::: DATA SECTION :::
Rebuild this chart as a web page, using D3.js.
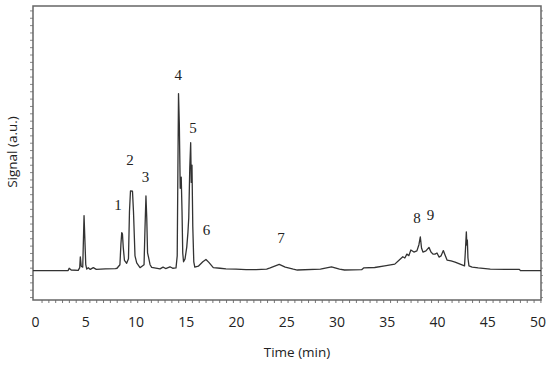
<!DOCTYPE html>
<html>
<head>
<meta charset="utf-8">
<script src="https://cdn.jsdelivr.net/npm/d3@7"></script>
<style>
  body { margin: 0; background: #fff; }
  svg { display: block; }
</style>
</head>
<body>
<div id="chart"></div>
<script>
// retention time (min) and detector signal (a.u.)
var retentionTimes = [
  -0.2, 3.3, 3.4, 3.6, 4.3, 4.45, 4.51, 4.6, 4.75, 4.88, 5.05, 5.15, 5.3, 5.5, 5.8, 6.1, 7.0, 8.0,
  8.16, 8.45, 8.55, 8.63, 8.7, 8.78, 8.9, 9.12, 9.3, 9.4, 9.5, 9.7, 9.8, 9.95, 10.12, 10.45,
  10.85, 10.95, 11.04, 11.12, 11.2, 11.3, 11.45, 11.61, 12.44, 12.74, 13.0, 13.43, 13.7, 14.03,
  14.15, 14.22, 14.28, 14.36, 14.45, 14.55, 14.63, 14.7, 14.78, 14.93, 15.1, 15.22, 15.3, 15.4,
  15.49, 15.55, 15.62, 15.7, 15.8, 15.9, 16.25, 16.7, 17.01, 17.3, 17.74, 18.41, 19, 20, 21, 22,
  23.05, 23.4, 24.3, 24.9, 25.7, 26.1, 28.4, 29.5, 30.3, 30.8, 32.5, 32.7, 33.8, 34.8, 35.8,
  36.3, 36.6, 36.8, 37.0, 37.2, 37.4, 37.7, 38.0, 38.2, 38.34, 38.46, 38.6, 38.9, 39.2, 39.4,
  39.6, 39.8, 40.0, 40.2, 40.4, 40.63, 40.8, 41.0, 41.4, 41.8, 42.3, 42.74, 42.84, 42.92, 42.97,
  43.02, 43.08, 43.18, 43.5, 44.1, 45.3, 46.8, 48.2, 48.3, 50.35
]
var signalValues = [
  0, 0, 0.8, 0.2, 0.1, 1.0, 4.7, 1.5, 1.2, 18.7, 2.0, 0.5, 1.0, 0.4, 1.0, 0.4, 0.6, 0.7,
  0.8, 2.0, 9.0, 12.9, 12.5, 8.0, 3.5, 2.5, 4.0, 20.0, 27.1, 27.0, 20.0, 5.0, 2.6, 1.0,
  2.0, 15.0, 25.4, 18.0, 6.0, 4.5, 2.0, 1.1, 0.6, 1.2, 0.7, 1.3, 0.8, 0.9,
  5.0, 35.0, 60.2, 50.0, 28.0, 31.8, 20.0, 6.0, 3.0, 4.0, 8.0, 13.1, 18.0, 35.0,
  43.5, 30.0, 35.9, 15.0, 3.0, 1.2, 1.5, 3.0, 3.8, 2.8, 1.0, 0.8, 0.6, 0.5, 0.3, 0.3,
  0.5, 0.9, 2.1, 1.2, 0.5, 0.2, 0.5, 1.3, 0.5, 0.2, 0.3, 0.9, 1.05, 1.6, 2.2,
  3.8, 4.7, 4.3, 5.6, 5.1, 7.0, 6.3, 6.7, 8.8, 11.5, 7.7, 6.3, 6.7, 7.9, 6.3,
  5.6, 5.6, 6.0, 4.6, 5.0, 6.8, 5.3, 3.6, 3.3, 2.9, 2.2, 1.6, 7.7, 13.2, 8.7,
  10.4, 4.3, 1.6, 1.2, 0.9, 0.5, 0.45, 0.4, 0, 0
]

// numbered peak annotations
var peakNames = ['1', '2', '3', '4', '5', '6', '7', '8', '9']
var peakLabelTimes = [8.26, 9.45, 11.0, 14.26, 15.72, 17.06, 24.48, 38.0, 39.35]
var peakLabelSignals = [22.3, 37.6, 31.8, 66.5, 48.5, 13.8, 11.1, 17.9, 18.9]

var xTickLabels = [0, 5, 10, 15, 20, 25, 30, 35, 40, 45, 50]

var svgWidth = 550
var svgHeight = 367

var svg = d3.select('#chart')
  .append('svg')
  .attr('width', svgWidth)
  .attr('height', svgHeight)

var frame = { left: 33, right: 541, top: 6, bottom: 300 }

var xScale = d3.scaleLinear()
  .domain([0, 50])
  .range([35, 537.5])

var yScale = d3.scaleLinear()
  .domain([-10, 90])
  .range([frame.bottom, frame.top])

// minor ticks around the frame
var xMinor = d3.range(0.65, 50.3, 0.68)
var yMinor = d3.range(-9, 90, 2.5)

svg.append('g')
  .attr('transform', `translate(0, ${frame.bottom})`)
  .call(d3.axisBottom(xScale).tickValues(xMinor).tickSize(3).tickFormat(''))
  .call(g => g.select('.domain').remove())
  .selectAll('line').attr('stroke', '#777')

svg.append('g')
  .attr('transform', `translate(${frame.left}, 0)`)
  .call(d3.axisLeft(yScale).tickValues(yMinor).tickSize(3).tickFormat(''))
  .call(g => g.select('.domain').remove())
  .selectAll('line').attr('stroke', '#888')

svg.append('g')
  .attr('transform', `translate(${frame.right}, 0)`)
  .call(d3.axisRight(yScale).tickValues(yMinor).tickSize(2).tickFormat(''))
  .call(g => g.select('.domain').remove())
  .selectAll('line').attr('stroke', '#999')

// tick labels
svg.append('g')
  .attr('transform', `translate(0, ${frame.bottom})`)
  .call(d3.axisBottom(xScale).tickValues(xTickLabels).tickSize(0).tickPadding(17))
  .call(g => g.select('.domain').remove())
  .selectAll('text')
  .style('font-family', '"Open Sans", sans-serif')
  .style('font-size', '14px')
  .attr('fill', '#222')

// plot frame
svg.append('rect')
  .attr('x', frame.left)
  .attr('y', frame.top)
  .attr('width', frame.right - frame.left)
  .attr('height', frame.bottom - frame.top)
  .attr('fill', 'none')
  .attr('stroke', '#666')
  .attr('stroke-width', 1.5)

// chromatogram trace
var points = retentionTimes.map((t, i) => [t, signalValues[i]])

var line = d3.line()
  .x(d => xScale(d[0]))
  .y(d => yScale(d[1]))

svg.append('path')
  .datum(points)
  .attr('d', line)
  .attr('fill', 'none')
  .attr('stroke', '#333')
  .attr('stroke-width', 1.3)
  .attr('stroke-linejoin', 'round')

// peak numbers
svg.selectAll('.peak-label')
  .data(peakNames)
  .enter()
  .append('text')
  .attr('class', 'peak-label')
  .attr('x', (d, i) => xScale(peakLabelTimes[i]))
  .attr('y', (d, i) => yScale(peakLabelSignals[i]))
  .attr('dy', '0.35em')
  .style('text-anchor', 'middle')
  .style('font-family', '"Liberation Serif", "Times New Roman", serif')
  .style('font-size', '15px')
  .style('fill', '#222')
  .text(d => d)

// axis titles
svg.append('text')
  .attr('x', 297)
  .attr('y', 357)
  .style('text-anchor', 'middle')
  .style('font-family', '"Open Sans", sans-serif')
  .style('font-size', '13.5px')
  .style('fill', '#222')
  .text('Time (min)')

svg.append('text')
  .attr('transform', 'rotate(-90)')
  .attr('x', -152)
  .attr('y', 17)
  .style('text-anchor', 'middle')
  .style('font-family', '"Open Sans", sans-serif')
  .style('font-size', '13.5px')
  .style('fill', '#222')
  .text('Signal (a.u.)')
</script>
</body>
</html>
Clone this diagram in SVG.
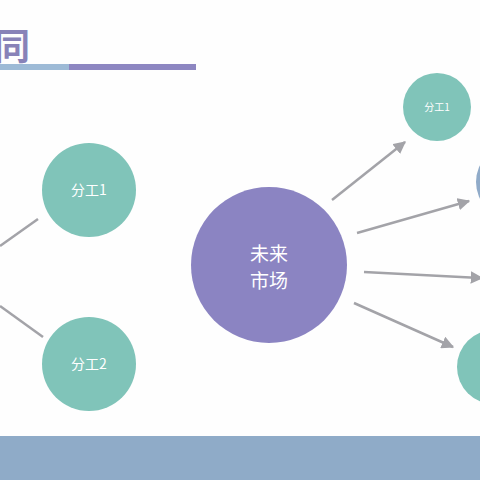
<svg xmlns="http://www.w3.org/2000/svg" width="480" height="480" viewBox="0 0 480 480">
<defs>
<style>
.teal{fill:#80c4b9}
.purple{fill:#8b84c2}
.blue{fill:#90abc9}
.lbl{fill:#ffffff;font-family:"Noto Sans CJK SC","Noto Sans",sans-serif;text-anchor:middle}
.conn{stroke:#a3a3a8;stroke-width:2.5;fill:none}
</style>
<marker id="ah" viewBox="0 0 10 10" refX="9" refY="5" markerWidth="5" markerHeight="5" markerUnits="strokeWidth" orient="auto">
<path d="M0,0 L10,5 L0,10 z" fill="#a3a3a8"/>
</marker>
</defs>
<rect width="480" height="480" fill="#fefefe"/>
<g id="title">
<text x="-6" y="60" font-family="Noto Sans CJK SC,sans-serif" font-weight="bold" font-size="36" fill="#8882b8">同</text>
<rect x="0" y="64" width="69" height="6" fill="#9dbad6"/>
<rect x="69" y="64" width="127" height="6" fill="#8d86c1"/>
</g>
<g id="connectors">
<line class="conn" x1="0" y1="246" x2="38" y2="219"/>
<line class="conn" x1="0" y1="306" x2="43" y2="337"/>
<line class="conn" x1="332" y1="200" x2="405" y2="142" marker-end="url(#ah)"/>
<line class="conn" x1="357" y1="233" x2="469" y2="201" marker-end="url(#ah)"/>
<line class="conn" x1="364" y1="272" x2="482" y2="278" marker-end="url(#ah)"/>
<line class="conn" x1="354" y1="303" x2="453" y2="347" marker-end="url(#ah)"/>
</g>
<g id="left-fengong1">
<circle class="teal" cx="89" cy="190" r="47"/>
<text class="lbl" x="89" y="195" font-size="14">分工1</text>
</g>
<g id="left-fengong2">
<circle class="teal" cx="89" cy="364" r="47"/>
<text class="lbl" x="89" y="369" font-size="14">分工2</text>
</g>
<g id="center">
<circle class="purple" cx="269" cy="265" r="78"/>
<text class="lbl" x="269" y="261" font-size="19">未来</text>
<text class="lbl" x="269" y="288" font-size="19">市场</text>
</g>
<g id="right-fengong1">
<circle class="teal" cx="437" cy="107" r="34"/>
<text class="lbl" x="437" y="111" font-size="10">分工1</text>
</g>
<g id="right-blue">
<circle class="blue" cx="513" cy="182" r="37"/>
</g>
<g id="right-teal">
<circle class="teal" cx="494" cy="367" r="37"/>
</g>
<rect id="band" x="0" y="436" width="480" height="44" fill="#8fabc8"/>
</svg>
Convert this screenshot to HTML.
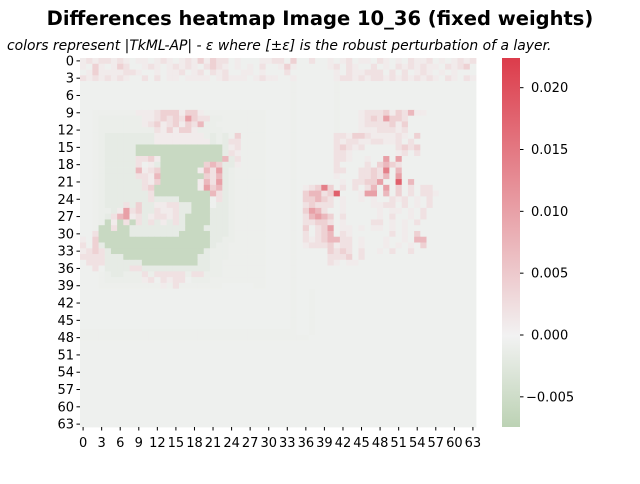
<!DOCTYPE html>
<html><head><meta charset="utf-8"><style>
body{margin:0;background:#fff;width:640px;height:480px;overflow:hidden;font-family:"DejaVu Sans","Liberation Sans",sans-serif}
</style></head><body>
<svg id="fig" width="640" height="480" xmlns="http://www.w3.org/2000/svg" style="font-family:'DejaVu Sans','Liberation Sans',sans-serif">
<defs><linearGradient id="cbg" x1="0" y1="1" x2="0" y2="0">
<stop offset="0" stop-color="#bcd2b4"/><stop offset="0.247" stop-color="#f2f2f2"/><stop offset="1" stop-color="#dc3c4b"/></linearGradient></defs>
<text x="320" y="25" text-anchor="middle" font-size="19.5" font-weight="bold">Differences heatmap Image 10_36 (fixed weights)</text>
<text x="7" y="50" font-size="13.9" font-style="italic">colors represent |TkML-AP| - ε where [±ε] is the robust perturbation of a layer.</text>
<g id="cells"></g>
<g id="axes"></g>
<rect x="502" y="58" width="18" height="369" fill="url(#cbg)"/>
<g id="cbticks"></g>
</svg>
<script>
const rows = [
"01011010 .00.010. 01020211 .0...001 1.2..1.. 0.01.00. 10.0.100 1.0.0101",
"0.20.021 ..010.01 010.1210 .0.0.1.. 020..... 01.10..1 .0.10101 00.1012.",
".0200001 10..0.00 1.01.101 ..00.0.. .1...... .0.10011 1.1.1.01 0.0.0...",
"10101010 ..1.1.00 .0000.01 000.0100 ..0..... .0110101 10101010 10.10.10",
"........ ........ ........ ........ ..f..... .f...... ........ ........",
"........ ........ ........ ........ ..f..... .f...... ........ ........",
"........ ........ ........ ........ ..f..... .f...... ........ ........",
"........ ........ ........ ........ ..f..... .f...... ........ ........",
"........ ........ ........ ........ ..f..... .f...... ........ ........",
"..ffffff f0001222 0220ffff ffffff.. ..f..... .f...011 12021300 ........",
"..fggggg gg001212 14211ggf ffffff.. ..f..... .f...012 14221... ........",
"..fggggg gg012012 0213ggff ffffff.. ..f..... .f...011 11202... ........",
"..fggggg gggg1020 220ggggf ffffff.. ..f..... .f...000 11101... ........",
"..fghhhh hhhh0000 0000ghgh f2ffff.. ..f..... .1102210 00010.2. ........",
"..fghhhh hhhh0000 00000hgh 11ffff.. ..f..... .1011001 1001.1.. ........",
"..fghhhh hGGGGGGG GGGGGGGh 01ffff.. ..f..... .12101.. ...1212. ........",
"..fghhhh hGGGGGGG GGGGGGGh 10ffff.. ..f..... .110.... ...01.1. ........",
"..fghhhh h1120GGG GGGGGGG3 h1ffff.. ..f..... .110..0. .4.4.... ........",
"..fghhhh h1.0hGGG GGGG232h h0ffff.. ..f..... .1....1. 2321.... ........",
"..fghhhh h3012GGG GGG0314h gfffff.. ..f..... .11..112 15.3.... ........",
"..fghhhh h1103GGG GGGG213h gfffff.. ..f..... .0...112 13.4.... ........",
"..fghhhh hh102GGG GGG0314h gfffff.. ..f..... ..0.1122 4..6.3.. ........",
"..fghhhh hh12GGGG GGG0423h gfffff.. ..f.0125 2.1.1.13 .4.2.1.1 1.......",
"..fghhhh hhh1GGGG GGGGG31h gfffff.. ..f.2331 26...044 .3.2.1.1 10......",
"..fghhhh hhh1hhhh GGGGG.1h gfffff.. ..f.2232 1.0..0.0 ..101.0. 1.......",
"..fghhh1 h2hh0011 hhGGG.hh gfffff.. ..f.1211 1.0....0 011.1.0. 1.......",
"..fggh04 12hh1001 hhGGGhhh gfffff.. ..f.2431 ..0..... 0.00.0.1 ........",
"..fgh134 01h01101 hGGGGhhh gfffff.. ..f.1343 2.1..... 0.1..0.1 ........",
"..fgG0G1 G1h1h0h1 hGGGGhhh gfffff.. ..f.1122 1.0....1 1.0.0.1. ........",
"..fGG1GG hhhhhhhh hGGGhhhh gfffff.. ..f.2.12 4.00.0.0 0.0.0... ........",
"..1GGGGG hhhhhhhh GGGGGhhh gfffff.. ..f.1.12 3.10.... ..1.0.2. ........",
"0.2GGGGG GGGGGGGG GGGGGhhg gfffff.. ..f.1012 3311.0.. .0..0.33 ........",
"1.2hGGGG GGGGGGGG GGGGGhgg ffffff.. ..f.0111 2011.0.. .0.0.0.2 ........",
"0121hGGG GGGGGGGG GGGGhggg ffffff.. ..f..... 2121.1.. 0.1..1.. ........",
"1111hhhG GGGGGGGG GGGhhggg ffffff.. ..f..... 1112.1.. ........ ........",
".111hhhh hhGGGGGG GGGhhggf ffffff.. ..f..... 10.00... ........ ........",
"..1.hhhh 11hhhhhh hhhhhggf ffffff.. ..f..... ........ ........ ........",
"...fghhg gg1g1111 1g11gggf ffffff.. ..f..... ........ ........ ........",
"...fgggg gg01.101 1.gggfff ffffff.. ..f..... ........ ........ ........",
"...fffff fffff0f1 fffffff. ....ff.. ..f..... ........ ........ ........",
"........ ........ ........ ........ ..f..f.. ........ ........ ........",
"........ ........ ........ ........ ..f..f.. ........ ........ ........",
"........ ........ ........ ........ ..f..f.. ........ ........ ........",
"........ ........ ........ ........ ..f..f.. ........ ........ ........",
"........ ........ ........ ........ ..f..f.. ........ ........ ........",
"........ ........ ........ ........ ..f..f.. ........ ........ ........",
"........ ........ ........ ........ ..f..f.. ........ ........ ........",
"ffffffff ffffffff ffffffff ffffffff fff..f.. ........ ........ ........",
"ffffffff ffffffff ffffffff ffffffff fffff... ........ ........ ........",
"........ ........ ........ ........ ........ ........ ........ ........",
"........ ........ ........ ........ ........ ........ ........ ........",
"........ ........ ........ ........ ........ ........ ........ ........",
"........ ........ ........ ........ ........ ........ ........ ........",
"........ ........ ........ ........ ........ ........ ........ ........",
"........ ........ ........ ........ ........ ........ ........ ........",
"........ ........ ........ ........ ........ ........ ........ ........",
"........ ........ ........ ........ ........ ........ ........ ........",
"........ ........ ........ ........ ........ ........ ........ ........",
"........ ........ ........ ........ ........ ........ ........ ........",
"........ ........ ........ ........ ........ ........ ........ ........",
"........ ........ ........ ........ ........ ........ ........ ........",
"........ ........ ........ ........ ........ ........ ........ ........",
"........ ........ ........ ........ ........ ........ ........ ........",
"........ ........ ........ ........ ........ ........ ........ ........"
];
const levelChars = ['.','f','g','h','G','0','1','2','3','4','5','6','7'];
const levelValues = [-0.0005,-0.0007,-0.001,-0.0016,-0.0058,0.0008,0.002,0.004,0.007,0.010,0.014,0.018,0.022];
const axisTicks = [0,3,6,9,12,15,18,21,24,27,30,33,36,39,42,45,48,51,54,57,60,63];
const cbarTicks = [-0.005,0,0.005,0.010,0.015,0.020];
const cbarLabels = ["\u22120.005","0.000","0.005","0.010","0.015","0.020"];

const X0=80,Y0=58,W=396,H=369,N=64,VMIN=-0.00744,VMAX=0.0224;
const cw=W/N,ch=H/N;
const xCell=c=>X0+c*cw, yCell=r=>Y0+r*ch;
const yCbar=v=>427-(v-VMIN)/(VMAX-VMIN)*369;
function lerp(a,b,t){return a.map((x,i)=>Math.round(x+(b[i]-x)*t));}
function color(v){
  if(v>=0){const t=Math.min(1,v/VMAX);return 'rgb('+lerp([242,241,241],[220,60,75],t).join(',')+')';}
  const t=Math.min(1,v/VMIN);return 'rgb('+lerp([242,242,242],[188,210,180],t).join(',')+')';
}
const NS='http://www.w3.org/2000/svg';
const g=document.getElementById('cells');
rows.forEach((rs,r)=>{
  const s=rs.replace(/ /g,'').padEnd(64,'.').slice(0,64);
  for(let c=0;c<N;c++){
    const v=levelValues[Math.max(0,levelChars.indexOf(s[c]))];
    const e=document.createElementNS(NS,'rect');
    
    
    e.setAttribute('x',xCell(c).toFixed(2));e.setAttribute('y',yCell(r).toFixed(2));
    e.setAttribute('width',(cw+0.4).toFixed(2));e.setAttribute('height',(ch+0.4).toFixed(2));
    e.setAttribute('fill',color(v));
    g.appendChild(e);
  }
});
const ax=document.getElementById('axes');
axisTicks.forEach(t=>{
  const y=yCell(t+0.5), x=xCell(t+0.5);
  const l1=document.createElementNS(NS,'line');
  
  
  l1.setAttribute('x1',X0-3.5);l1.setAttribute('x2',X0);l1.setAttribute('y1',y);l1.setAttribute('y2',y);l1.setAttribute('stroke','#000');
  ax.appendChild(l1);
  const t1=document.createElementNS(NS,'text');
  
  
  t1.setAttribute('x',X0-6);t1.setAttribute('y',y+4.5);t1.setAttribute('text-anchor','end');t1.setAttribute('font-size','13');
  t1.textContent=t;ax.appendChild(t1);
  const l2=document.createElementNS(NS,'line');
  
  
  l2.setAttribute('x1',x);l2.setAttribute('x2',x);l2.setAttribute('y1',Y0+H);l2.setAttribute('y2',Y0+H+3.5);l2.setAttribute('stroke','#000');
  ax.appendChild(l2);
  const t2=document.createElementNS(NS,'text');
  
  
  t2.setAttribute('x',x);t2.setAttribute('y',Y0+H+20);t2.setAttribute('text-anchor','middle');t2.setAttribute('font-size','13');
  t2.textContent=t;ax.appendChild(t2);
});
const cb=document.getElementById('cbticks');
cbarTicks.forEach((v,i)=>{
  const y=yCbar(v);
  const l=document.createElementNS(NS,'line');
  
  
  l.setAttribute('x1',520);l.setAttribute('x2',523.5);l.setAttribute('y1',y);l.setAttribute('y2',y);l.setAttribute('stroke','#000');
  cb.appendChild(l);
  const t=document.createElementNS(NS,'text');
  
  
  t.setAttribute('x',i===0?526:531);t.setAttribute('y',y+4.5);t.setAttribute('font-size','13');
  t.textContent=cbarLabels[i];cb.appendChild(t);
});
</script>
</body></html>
:::
TASK INSTRUCTIONS: Work through the data and report how many of its lines hold the word "this", giving only the figure.

ANSWER FOR THE TASK: 3